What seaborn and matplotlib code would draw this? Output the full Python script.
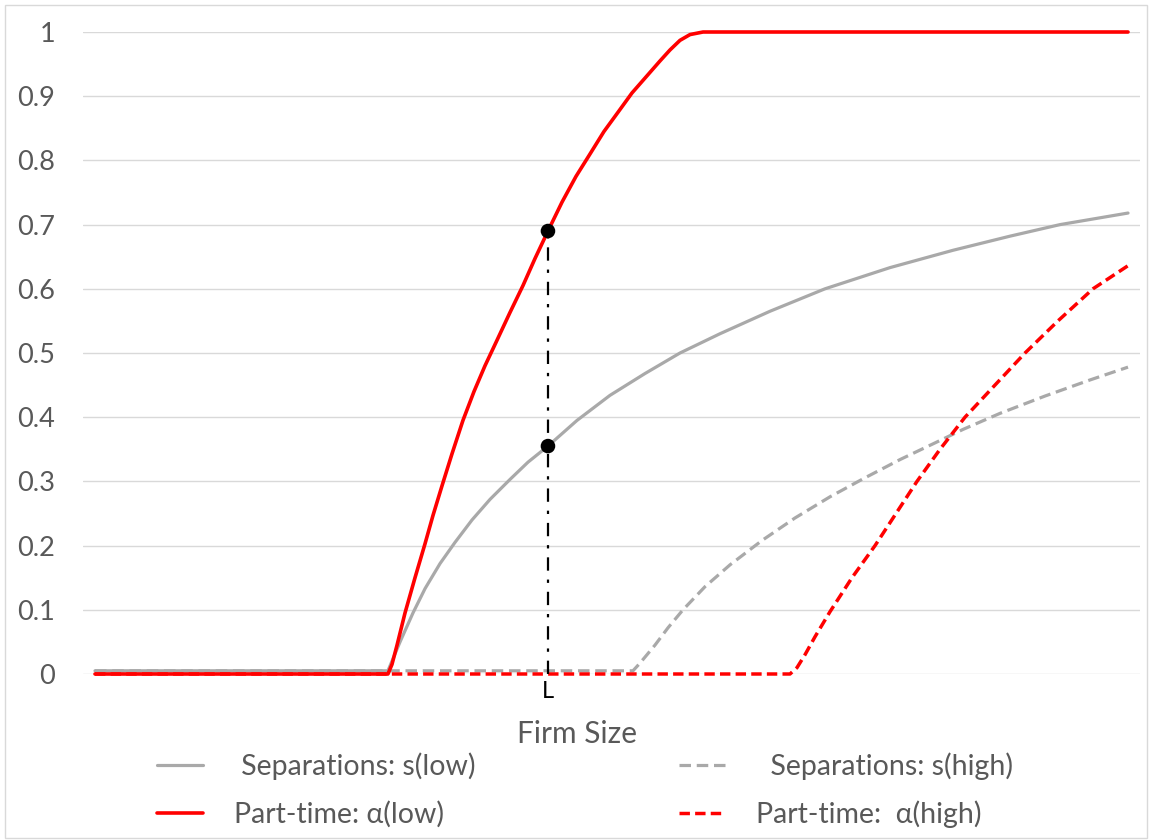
import numpy as np
import pandas as pd
import seaborn as sns
import matplotlib.pyplot as plt
from matplotlib.patches import Rectangle

# firm size runs on an arbitrary 0..100 scale (no numbers on the axis)
# s(low): separations, low type
s_low_x = [0, 28.36, 28.75, 29.53, 30.78, 31.95, 33.40, 34.85, 36.50, 38.24, 40.17, 41.92, 43.85,
           46.66, 49.85, 53.24, 56.63, 60.50, 65.34, 70.67, 76.96, 83.06, 88.58, 93.42, 100]
s_low_y = [0.005, 0.005, 0.02, 0.05, 0.095, 0.133, 0.172, 0.205, 0.24, 0.272, 0.303, 0.33, 0.355,
           0.395, 0.434, 0.468, 0.5, 0.53, 0.565, 0.6, 0.633, 0.66, 0.682, 0.70, 0.718]

# s(high): separations, high type
s_high_x = [0, 52.08, 52.76, 54.21, 55.47, 56.92, 59.05, 61.47, 64.57, 67.76, 71.15, 74.35,
            77.93, 81.32, 84.03, 87.61, 91.97, 96.32, 100]
s_high_y = [0.005, 0.005, 0.017, 0.045, 0.072, 0.1, 0.136, 0.17, 0.208, 0.243, 0.276, 0.304,
            0.334, 0.36, 0.381, 0.406, 0.433, 0.458, 0.478]

# alpha(low): part-time, low type
a_low_x = [0, 28.36, 28.75, 29.24, 30.01, 30.98, 31.95, 32.72, 33.59, 34.56, 35.62, 36.69,
           37.75, 38.92, 40.17, 41.43, 42.59, 43.85, 45.21, 46.56, 47.92, 49.27, 50.63,
           51.98, 53.34, 54.70, 55.66, 56.63, 57.60, 58.86, 100]
a_low_y = [0, 0, 0.015, 0.045, 0.095, 0.15, 0.203, 0.247, 0.293, 0.343, 0.395, 0.44,
           0.48, 0.52, 0.563, 0.605, 0.647, 0.69, 0.735, 0.775, 0.81, 0.845, 0.875,
           0.905, 0.93, 0.955, 0.972, 0.987, 0.996, 1.0, 1.0]

# alpha(high): part-time, high type
a_high_x = [0, 67.28, 67.96, 68.73, 69.70, 71.15, 73.28, 75.51, 77.54, 79.57, 81.80, 84.22,
            87.12, 90.03, 93.22, 96.61, 100]
a_high_y = [0, 0, 0.01, 0.03, 0.058, 0.097, 0.15, 0.2, 0.25, 0.3, 0.35, 0.4,
            0.45, 0.5, 0.55, 0.6, 0.636]

# marked firm size L and the two values there
L_x = 43.85
L_points_y = [0.69, 0.355]

ytick_vals = [0, 0.1, 0.2, 0.3, 0.4, 0.5, 0.6, 0.7, 0.8, 0.9, 1.0]
ytick_labels = ["0", "0.1", "0.2", "0.3", "0.4", "0.5", "0.6", "0.7", "0.8", "0.9", "1"]

RED = "#FF0000"
GRAY = "#A9A9A9"
TXT = "#595959"

sns.set_style("white")
plt.rcParams['font.family'] = ['Lato', 'Open Sans', 'DejaVu Sans']

fig = plt.figure(figsize=(11.5, 8.4), dpi=100)
ax = fig.add_axes([83 / 1150, 166 / 840, 1057 / 1150, 642 / 840])

line_kw = dict(ax=ax, sort=False, estimator=None, clip_on=False)
sns.lineplot(x=s_low_x, y=s_low_y, color=GRAY, lw=2.3, **line_kw)
h_s_low = ax.lines[-1]
sns.lineplot(x=s_high_x, y=s_high_y, color=GRAY, lw=2.3, linestyle=(0, (3.6, 1.8)), **line_kw)
h_s_high = ax.lines[-1]
sns.lineplot(x=a_high_x, y=a_high_y, color=RED, lw=2.5, linestyle=(0, (3.0, 1.5)), **line_kw)
h_a_high = ax.lines[-1]
sns.lineplot(x=a_low_x, y=a_low_y, color=RED, lw=2.6, **line_kw)
h_a_low = ax.lines[-1]

# dash-dot drop line at L
sns.lineplot(x=[L_x, L_x], y=[0, L_points_y[0]], ax=ax, color="black", lw=1.6,
             sort=False, estimator=None, linestyle=(0, (6, 4, 1.5, 4)), zorder=5)
sns.scatterplot(x=[L_x] * len(L_points_y), y=L_points_y, ax=ax, color="black",
                s=110, edgecolor="none", zorder=6)

ax.set_xlim(-1.16, 101.16)
ax.set_ylim(0, 1)
ax.set_yticks(ytick_vals)
ax.set_yticklabels(ytick_labels)
ax.set_xticks([L_x])
ax.set_xticklabels(["L"])
ax.tick_params(axis="y", length=0, pad=20, labelsize=19.5, labelcolor=TXT)
ax.tick_params(axis="x", length=0, pad=5, labelsize=17, labelcolor="black")
ax.grid(axis="y", color="#D9D9D9", lw=1.0)
ax.grid(axis="x", visible=False)
ax.set_axisbelow(True)
for sp in ax.spines.values():
    sp.set_visible(False)

ax.set_xlabel("Firm Size", fontsize=21.5, color=TXT)
ax.xaxis.set_label_coords(0.467, -0.072)

leg_kw = dict(frameon=False, fontsize=20.5, handlelength=1.6, handletextpad=1.1,
              labelspacing=0.72, borderpad=0, borderaxespad=0, labelcolor=TXT,
              loc="upper left")
fig.legend([h_s_low, h_a_low], [" Separations: s(low)", "Part-time: α(low)"],
           bbox_to_anchor=(157 / 1150, 0.104), **leg_kw)
fig.legend([h_s_high, h_a_high], ["  Separations: s(high)", "Part-time:  α(high)"],
           bbox_to_anchor=(679 / 1150, 0.104), **leg_kw)

fig.patches.append(Rectangle((0.004, 0.002), 0.993, 0.992, transform=fig.transFigure,
                             fill=False, edgecolor="#D9D9D9", lw=1.0))

fig.savefig("out.png", dpi=100)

**TASK TO COMPLETE**
Pictures stay out. Print the data exactly, from its first line through the line containing "0.682, 0.70, 0.718]".

**FINAL ANSWER**
What seaborn and matplotlib code would draw this? Output the full Python script.
import numpy as np
import pandas as pd
import seaborn as sns
import matplotlib.pyplot as plt
from matplotlib.patches import Rectangle

# firm size runs on an arbitrary 0..100 scale (no numbers on the axis)
# s(low): separations, low type
s_low_x = [0, 28.36, 28.75, 29.53, 30.78, 31.95, 33.40, 34.85, 36.50, 38.24, 40.17, 41.92, 43.85,
           46.66, 49.85, 53.24, 56.63, 60.50, 65.34, 70.67, 76.96, 83.06, 88.58, 93.42, 100]
s_low_y = [0.005, 0.005, 0.02, 0.05, 0.095, 0.133, 0.172, 0.205, 0.24, 0.272, 0.303, 0.33, 0.355,
           0.395, 0.434, 0.468, 0.5, 0.53, 0.565, 0.6, 0.633, 0.66, 0.682, 0.70, 0.718]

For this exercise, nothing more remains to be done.